Please copy every line of the records below that holds the word "this".
+++ Supplied material
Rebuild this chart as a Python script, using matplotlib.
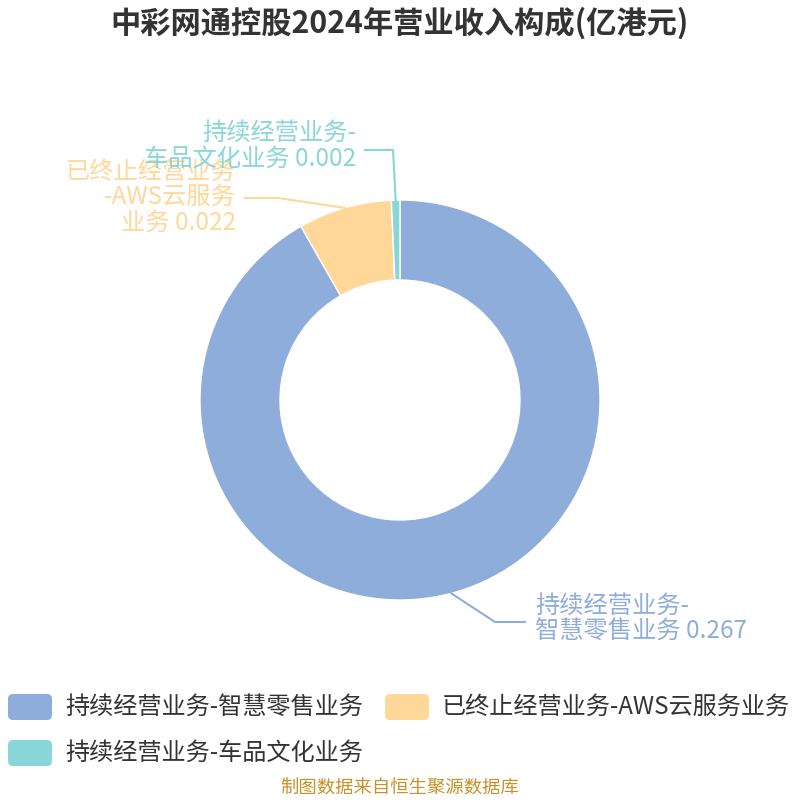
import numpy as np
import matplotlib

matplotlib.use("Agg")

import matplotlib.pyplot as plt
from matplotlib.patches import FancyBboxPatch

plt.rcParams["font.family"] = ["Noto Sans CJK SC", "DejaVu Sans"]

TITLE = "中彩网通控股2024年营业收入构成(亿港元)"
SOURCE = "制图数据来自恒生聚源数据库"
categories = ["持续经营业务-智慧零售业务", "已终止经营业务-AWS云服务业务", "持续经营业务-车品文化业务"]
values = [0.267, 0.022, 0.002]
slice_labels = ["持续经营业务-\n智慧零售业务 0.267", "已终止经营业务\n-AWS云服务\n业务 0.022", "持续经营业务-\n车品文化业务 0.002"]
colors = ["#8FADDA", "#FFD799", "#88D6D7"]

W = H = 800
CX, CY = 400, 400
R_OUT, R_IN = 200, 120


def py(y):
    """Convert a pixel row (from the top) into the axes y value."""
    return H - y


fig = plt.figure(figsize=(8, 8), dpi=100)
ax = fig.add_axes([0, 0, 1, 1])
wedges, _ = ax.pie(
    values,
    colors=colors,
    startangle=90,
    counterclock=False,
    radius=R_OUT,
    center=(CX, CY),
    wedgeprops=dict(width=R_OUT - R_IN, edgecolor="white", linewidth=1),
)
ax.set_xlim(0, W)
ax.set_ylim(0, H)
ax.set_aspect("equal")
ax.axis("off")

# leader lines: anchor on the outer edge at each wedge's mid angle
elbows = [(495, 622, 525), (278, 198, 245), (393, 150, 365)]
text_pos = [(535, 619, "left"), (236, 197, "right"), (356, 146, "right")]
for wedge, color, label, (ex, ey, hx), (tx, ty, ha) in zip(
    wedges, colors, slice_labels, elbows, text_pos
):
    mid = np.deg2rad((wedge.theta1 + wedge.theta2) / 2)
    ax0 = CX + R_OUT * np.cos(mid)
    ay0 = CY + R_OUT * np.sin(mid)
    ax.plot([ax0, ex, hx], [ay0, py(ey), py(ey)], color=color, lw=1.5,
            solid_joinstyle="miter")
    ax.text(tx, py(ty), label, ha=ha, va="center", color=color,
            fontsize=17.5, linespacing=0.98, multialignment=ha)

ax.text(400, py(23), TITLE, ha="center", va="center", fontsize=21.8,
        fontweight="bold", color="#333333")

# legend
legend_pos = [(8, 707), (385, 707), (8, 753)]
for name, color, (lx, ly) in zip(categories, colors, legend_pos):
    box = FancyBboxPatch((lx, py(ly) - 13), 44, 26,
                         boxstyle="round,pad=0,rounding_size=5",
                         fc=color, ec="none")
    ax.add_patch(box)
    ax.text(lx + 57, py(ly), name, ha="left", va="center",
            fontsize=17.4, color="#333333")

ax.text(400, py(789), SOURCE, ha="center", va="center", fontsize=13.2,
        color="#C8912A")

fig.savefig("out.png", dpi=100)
++++++
+++ Supplied material
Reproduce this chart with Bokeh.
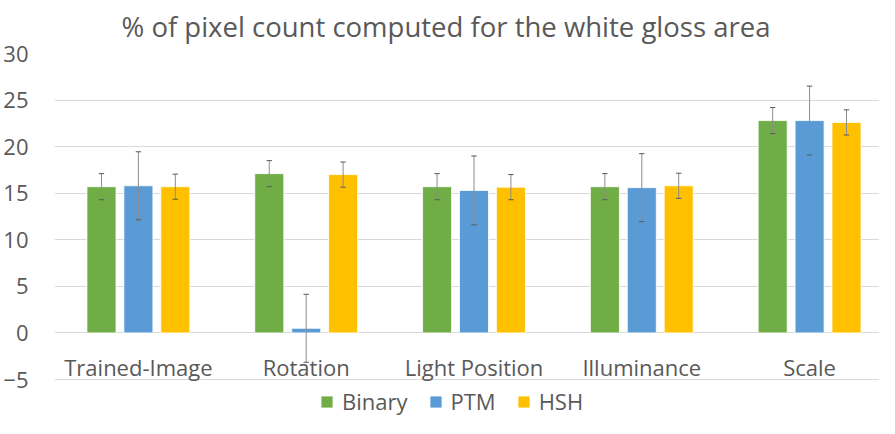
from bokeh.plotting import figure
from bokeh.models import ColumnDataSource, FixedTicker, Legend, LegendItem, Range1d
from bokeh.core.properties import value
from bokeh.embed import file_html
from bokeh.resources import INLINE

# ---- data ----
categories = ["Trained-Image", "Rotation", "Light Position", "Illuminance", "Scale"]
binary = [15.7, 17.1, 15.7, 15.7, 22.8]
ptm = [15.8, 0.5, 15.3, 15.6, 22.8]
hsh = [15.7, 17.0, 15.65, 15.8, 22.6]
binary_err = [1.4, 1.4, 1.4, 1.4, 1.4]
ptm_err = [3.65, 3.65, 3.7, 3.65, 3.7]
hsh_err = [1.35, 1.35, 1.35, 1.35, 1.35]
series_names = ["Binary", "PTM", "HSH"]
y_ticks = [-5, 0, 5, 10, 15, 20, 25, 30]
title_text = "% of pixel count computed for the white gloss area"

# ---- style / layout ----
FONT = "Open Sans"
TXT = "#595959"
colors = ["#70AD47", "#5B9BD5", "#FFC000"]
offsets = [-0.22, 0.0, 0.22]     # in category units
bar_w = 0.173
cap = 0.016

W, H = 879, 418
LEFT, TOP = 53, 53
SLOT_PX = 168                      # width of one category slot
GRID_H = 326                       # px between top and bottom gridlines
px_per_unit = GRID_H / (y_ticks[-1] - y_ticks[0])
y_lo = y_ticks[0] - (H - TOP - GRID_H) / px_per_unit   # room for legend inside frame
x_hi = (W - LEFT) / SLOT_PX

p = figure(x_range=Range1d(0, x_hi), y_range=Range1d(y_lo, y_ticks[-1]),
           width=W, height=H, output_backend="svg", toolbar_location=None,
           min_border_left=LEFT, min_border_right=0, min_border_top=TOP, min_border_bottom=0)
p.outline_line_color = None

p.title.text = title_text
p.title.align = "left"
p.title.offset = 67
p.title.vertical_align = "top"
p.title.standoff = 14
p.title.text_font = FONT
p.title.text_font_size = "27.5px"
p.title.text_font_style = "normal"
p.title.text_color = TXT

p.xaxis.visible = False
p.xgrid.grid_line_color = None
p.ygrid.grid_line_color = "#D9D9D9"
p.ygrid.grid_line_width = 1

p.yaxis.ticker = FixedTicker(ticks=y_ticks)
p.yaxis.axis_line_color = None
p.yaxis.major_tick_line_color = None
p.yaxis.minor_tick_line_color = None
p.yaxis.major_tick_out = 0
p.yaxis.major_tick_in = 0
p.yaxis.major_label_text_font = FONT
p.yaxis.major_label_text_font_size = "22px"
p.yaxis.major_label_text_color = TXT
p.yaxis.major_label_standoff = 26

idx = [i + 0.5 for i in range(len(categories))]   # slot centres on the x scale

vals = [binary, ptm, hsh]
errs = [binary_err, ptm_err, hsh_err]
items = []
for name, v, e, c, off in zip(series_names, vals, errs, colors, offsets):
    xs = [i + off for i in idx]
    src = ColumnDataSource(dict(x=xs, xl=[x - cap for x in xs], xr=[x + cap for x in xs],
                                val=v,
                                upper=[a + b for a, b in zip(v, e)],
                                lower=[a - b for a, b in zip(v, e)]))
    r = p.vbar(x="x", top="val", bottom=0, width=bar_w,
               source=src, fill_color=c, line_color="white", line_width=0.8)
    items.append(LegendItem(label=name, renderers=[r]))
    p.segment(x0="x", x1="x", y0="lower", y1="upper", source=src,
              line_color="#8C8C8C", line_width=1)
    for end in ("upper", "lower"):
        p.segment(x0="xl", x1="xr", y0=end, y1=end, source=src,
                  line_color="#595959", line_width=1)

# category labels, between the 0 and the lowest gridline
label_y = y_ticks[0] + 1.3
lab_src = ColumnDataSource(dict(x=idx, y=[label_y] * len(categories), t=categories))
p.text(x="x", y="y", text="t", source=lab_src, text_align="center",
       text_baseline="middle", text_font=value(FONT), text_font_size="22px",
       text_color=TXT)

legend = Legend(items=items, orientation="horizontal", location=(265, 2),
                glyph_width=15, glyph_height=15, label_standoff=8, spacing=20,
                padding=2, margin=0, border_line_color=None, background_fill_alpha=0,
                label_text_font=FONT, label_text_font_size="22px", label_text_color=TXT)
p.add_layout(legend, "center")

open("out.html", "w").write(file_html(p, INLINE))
++++++
[Exercise answer]
Rebuild this chart as a Python script, using matplotlib.
Reproduce this chart with Bokeh.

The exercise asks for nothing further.